THIRD AMENDMENT TO BUSINESS COMBINATION AGREEMENT
AMENDMENT NO. 3
TO BUSINESS COMBINATION AGREEMENT
THIS AMENDMENT NO 3. TO BUSINESS COMBINATION AGREEMENT (this “Amendment”), is made as of September 7, 2022, by and among (a) PropTech Investment Corporation II, a Delaware corporation (“PTIC II”), (b) RW National Holdings, LLC, a Delaware limited liability company (the “Company”) and (c) Lake Street Landlords, LLC, a Delaware limited liability company (“Lake Street”), in its capacity as the representative of the application Company Unit Holders (in such capacity, the “Sellers’ Representative”). PTIC II, the Company and the Sellers’ Representative shall be referred to herein from time to time collectively as the “Parties”).

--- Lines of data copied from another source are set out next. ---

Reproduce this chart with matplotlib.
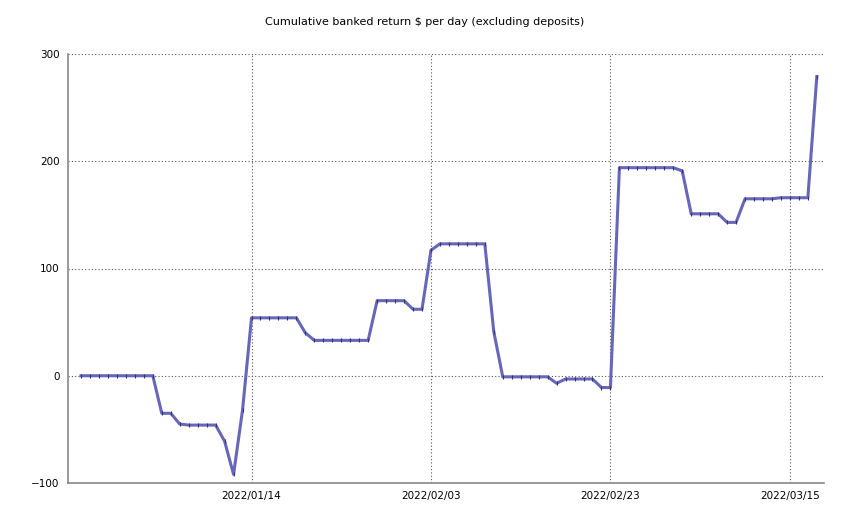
import matplotlib.pyplot as plt
import matplotlib.dates as mdates
from datetime import datetime, timedelta
import numpy as np

start = datetime(2021, 12, 26)
values = [0, 0, 0, 0, 0, 0, 0, 0, 0, -35, -35, -45, -46, -46, -46, -46, -61, -92, -32,
          54, 54, 54, 54, 54, 54, 40, 33, 33, 33, 33, 33, 33, 33, 70, 70, 70, 70, 62, 62,
          117, 123, 123, 123, 123, 123, 123, 41, -1, -1, -1, -1, -1, -1, -7, -3, -3, -3, -3,
          -11, -11, 194, 194, 194, 194, 194, 194, 194, 191, 151, 151, 151, 151, 143, 143,
          165, 165, 165, 165, 166, 166, 166, 166, 279]
dates = [start + timedelta(days=i) for i in range(len(values))]
tick_dates = [datetime(2022, 1, 14), datetime(2022, 2, 3), datetime(2022, 2, 23), datetime(2022, 3, 15)]

plt.rcParams['font.family'] = ['DejaVu Sans']
fig = plt.figure(figsize=(8.5, 5.28), dpi=100)
ax = fig.add_axes([68 / 850, 45 / 528, 756 / 850, 429 / 528])

ax.plot(dates, values, color="#6666bb", linewidth=2.2, marker="|", markersize=2.5,
        markeredgecolor="#333366", markeredgewidth=0.8)

ax.set_ylim(-100, 300)
ax.set_yticks([-100, 0, 100, 200, 300])
ax.set_xlim(start - timedelta(days=1.45), start + timedelta(days=82.8))
ax.set_xticks(tick_dates)
ax.xaxis.set_major_formatter(mdates.DateFormatter("%Y/%m/%d"))
ax.grid(True, linestyle=(0, (1, 2)), color="#555555", linewidth=0.8)
ax.tick_params(labelsize=7.5, length=0, pad=6)
for s in ["top", "right"]:
    ax.spines[s].set_visible(False)
for s in ["left", "bottom"]:
    ax.spines[s].set_color("#888888")
    ax.spines[s].set_linewidth(1.2)

fig.text(0.5, 1 - 22 / 528, "Cumulative banked return $ per day (excluding deposits)",
         ha="center", va="center", fontsize=8)
fig.savefig("out.png")
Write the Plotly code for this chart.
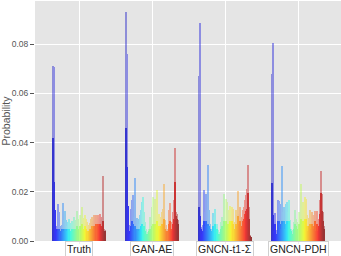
import plotly.graph_objects as go

# ---------------- data ----------------
groups = ["Truth", "GAN-AE", "GNCN-t1-Σ", "GNCN-PDH"]

truth_top = [0.071, 0.0705, 0.0126, 0.006, 0.005, 0.015, 0.0117, 0.006, 0.0065, 0.0154,
             0.0085, 0.012, 0.0086, 0.006, 0.0077, 0.009, 0.0072, 0.008, 0.0068, 0.0097,
             0.008, 0.0085, 0.012, 0.009, 0.0104, 0.0075, 0.0138, 0.0095, 0.0084, 0.0104,
             0.0088, 0.0077, 0.0063, 0.0072, 0.009, 0.0097, 0.0082, 0.0104, 0.0107, 0.0105,
             0.0104, 0.0095, 0.011, 0.0097, 0.0088, 0.0266, 0.005, 0.0043]
truth_base = [0.042, 0.024, 0.0126, 0.005, 0.004, 0.005, 0.005, 0.004, 0.005, 0.005,
              0.004, 0.005, 0.005, 0.004, 0.005, 0.005, 0.004, 0.005, 0.004, 0.005,
              0.004, 0.005, 0.006, 0.005, 0.006, 0.004, 0.007, 0.005, 0.005, 0.006,
              0.005, 0.004, 0.004, 0.005, 0.005, 0.006, 0.005, 0.006, 0.006, 0.007,
              0.007, 0.006, 0.007, 0.006, 0.005, 0.008, 0.004, 0.004]

ganae_top = [0.0929, 0.0759, 0.0144, 0.0063, 0.003, 0.0128, 0.0165, 0.0185, 0.0097, 0.0257,
             0.0095, 0.009, 0.007, 0.0104, 0.0124, 0.0158, 0.0178, 0.0117, 0.0077, 0.005,
             0.0036, 0.005, 0.0097, 0.0084, 0.0138, 0.0178, 0.0151, 0.0171, 0.0124, 0.0208,
             0.011, 0.007, 0.0097, 0.0117, 0.0131, 0.0232, 0.0084, 0.0063, 0.005, 0.0124,
             0.0154, 0.0077, 0.0046, 0.0117, 0.0165, 0.0379, 0.0117, 0.0108, 0.0084]
ganae_base = [0.046, 0.030, 0.0144, 0.004, 0.003, 0.006, 0.008, 0.007, 0.005, 0.006,
              0.005, 0.005, 0.004, 0.005, 0.006, 0.007, 0.006, 0.006, 0.004, 0.003,
              0.003, 0.004, 0.005, 0.005, 0.006, 0.007, 0.006, 0.007, 0.006, 0.008,
              0.006, 0.005, 0.006, 0.007, 0.007, 0.009, 0.005, 0.004, 0.004, 0.007,
              0.008, 0.005, 0.004, 0.007, 0.009, 0.024, 0.010, 0.009, 0.007]

t1_top = [0.0669, 0.0884, 0.0057, 0.0036, 0.0063, 0.0208, 0.0117, 0.0192, 0.0124, 0.031,
          0.0127, 0.007, 0.005, 0.0046, 0.0113, 0.0097, 0.0131, 0.007, 0.0043, 0.0027,
          0.0036, 0.0077, 0.0097, 0.0077, 0.0189, 0.0117, 0.0171, 0.0158, 0.0084, 0.0124,
          0.0144, 0.0097, 0.014, 0.0131, 0.0077, 0.0124, 0.0104, 0.0203, 0.011, 0.0138,
          0.0077, 0.0097, 0.0124, 0.0138, 0.0165, 0.0185, 0.0212, 0.031, 0.0138, 0.0023,
          0.0016]
t1_base = [0.014, 0.010, 0.005, 0.003, 0.004, 0.008, 0.006, 0.008, 0.006, 0.007,
           0.006, 0.005, 0.004, 0.004, 0.006, 0.006, 0.007, 0.005, 0.003, 0.002,
           0.003, 0.005, 0.006, 0.005, 0.008, 0.006, 0.008, 0.007, 0.005, 0.007,
           0.008, 0.006, 0.008, 0.007, 0.005, 0.007, 0.006, 0.010, 0.007, 0.008,
           0.005, 0.006, 0.008, 0.009, 0.011, 0.012, 0.013, 0.0195, 0.009, 0.002,
           0.0016]

pdh_top = [0.0678, 0.0805, 0.005, 0.0113, 0.0043, 0.003, 0.0167, 0.0162, 0.0151, 0.0084,
           0.0306, 0.0117, 0.014, 0.0084, 0.0151, 0.0158, 0.0117, 0.0165, 0.0084, 0.005,
           0.003, 0.0043, 0.0077, 0.0127, 0.009, 0.0077, 0.0117, 0.0097, 0.0232, 0.0138,
           0.0158, 0.0084, 0.0178, 0.0171, 0.0104, 0.005, 0.0095, 0.0124, 0.007, 0.0117,
           0.0104, 0.007, 0.0122, 0.0057, 0.0122, 0.005, 0.009, 0.0165, 0.0286, 0.0192,
           0.0117, 0.006]
pdh_base = [0.0235, 0.0104, 0.004, 0.007, 0.003, 0.003, 0.008, 0.008, 0.007, 0.005,
            0.008, 0.007, 0.008, 0.005, 0.007, 0.008, 0.007, 0.008, 0.005, 0.004,
            0.003, 0.003, 0.005, 0.007, 0.006, 0.005, 0.007, 0.006, 0.009, 0.007,
            0.008, 0.005, 0.009, 0.009, 0.006, 0.004, 0.006, 0.007, 0.005, 0.007,
            0.006, 0.005, 0.008, 0.004, 0.007, 0.004, 0.006, 0.011, 0.0196, 0.012,
            0.008, 0.005]

series = [(truth_top, truth_base), (ganae_top, ganae_base),
          (t1_top, t1_base), (pdh_top, pdh_base)]
yticks = [0.00, 0.02, 0.04, 0.06, 0.08]


# ---------------- matplotlib-like jet colormap ----------------
def _interp(pts, t):
    for (x0, v0), (x1, v1) in zip(pts[:-1], pts[1:]):
        if x0 <= t <= x1:
            return v0 + (v1 - v0) * (t - x0) / (x1 - x0) if x1 > x0 else v1
    return pts[-1][1]


def jet(t):
    r = _interp([(0, 0), (0.35, 0), (0.66, 1), (0.89, 1), (1, 0.5)], t)
    g = _interp([(0, 0), (0.125, 0), (0.375, 1), (0.64, 1), (0.91, 0), (1, 0)], t)
    b = _interp([(0, 0.5), (0.11, 1), (0.34, 1), (0.65, 0), (1, 0)], t)
    return "rgb(%d,%d,%d)" % (round(r * 255), round(g * 255), round(b * 255))


FONT = "Liberation Sans"
GROUP_W = 0.74
fig = go.Figure()
for gi, (top, base) in enumerate(series):
    n = len(top)
    w = GROUP_W / n
    xs = [gi - GROUP_W / 2 + (i + 0.5) * w for i in range(n)]
    cols = [jet(0.06 + 0.94 * i / (n - 1)) for i in range(n)]
    fig.add_trace(go.Bar(x=xs, y=top, width=w, marker=dict(color=cols, line=dict(width=0)),
                         opacity=0.38, showlegend=False, hoverinfo="skip"))
    fig.add_trace(go.Bar(x=xs, y=base, width=w, marker=dict(color=cols, line=dict(width=0)),
                         opacity=0.62, showlegend=False, hoverinfo="skip"))

for gi, name in enumerate(groups):
    fig.add_annotation(x=gi, y=0, xref="x", yref="paper", text=name, showarrow=False,
                       yanchor="middle", yshift=-7.5,
                       font=dict(family=FONT, size=10.5, color="#222"),
                       bgcolor="rgba(255,255,255,0.9)", bordercolor="#d0d0d0",
                       borderwidth=1, borderpad=1)

fig.update_layout(
    width=341, height=256,
    margin=dict(l=35, r=0, t=1, b=15),
    paper_bgcolor="white", plot_bgcolor="#E5E5E5",
    barmode="overlay", bargap=0,
    font=dict(family=FONT, size=9, color="#555"),
    xaxis=dict(range=[-0.603, 3.589], tickvals=[0, 1, 2, 3], ticktext=["", "", "", ""],
               showgrid=True, gridcolor="white", gridwidth=1, zeroline=False,
               ticks="outside", ticklen=2, tickcolor="#555", showline=False),
    yaxis=dict(range=[0, 0.0975], tickvals=yticks,
               ticktext=["%.2f" % v for v in yticks],
               showgrid=True, gridcolor="white", gridwidth=1, zeroline=False,
               ticks="outside", ticklen=4, tickcolor="#555",
               tickfont=dict(family=FONT, size=8.5, color="#555"),
               title=dict(text="Probability", standoff=0,
                          font=dict(family=FONT, size=10.5, color="#555"))),
)

fig.write_html("out.html", config={"displayModeBar": False},
               post_script="document.body.style.margin='0';"
                           "document.body.style.overflow='hidden';")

A. PTIC II, the Company and the Sellers Representative entered into that certain Business Combination Agreement, dated as of May 17, 2022, as amended by that certain Amendment to Business Combination, dated May 27, 2022 and that certain Second Amendment to Business Combination, dated July 14, 2022 (the “Second Amendment”), (the “Business Combination Agreement”).
B. In accordance with Section 9.3 of the Business Combination Agreement, the Parties desire to amend the Business Combination Agreement in accordance with this Agreement.
NOW, THEREFORE, for good and valuable consideration, the receipt and sufficiency of which are hereby acknowledged, the Parties hereto hereby agree as follows:
1. Capitalized Terms. Capitalized terms, unless otherwise defined herein, shall have the meanings ascribed to them in the Business Combination Agreement.
2. PTIC II Expenses. The parties agree that all amounts borrowed under that certain Promissory Note, dated September [•], 2022, by and among PTIC II and Sponsor (the “Promissory Note”), to the extent outstanding and not repaid by PTIC II (as set forth on the Schedule of Borrowings attached thereto) prior to the Closing, shall be a PTIC II Expense at Closing. For the avoidance of doubt, the full outstanding balance (of up to $250,000) on the Promissory Note at Closing, will be repaid as a PTIC II Expense at Closing.
3. Offset Against Other PTIC II Sponsor Reimbursement Expenses. The parties agree that the repayment of such amounts borrowed and outstanding (of up to $250,000) pursuant to the Promissory Note and repaid at Closing shall reduce, on a dollar-for-dollar basis, that certain PTIC II Expense of $250,000 due and payable by PTIC II to Sponsor (such expenses, as described in greater detail in section 7(ii) of the Second Amendment, the “Sponsor Reimbursement Expenses”). As an example, if PTIC II has borrowed $150,000 pursuant to the Promissory Note prior to the Closing, such $150,000 shall reduce by $150,000 the Sponsor Reimbursement Expenses, leaving $100,000 to be paid to the Sponsor as Sponsor Reimbursement Expenses; provided however, PTIC II will still be obligated to repay the $150,000 borrowed under the Promissory Note, for a total of $250,000 (i.e., $150,000 under the Promissory Note and $100,000 pursuant to the Sponsor Reimbursement Expenses) in PTIC II Expenses.
4. Effect of Amendment. Upon the execution and delivery of this Amendment, the Business Combination Agreement shall thereupon be deemed to be amended as set forth in this Amendment with the same effect as if the amendments made hereby were originally set forth in the Business Combination Agreement, and this Amendment and the Business Combination Agreement shall be read, taken and construed as one and the same instrument.